The Swahili Coast has a long history of trade and colonization
The main character of The Magic of Saida, Kamal Punja, is born in the ancient city of Kilwa in British Tanganyika to an African mother and a Indian father. To the Indian community Kamal appears to be a dark-skinned African with curly hair. Because of his outside “Indian option”, his African neighbours are sceptical of his native bona fides. Raised by his mother, as a boy Kamal becomes an admirer of the Swahili poet Mzee Omari who is the grandfather of his childhood friend Saida. Mzee’s celebrated verse exalts the historic Tanzanian resistance to German occupation from the brave Chief Mkwana to the spiritually possessed Kinjikitile. Most readers (including myself) are probably unaware of the German empire’s viscous colonial wars including the suppression of the Maji Maji Rebellion. As the novel progresses we learn that even in Tanzania’s early colonial history identity and loyalty were not so easy to establish. Kamal’s mother comes from a people that were routinely enslaved by Mkwana’s tribe and Mzee Omari actively collaborated with the Germans when they were in power.
The ancient fortress of Kilwa
Kamal’s African phase soon gives full to full Indianizaztion when he moves to Dar es Salaam to be raised by his Indian uncle after his mother gives him up so that he can have a better life. Information is often withheld from Kamal. He is never told why his father left, why his mother gave him up, and when he ultimately returns to Tanzania, where Saida has gone to. Not only is Kamal detached from where he inhabits, it sometimes feels as though he never fully connects with anyone.
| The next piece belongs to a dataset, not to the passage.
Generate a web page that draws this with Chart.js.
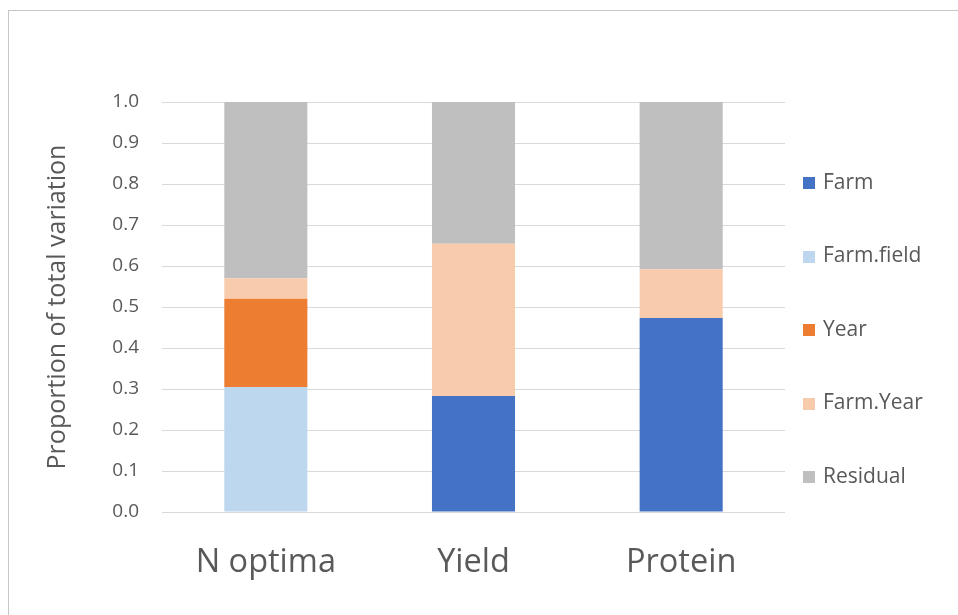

As he grows older and becomes a successful doctor, Kamal is haunted by his memory of Saida. Before leaving to study medicine at Makerere he plights to Saida his troth that he will one day return to Kilwa and marry her. But Kamal soon finds himself engaged to an Indian woman and offered a chance to move to Canada during Idi Amin’s expulsion of Asians from Uganda in 1972. Events seem to happen to Kamal and the narration of his life comes across as though it were a story. There is often little sense of agency, and like his admiration for problematic Tanzanian freedom fighters, Kamal acknowledges that he understands why some Africans are happy to see the Indians expelled.
Life in Edmonton provides Kamal with financial success undreamt of in Tanzania. But after stumbling upon a book about Kilwa at a book store he develops a mid-life passion to rediscover his roots. As his children grow up and his marriage falls apart Kamal seeks out the one person who may still be able to provide him with a feeling of catharsis: Saida. In Kilwa he is greeted with hostility and suspicious by the locals who are unsure of his motivations. They challenge him with questions that Kamal has struggled to answer his entire adult life. Why did you leave? Why did you treat rich Canadians when there are so few doctors in our country? Why do you care so much about Saida if you did not marry her? But Kamal is also critical of Tanzanians. He remembers a proud nation after independence that now seems ready to give up its dignity for foreign aid. Where has the sense of self-sufficiency and Ujamaa gone? Kamal’s search for Saida is ultimately a failure and his story ends without closure. But for the reader it is Kamal’s journey and Vassanji’s beautiful prose that is all the magic we need to enjoy the book.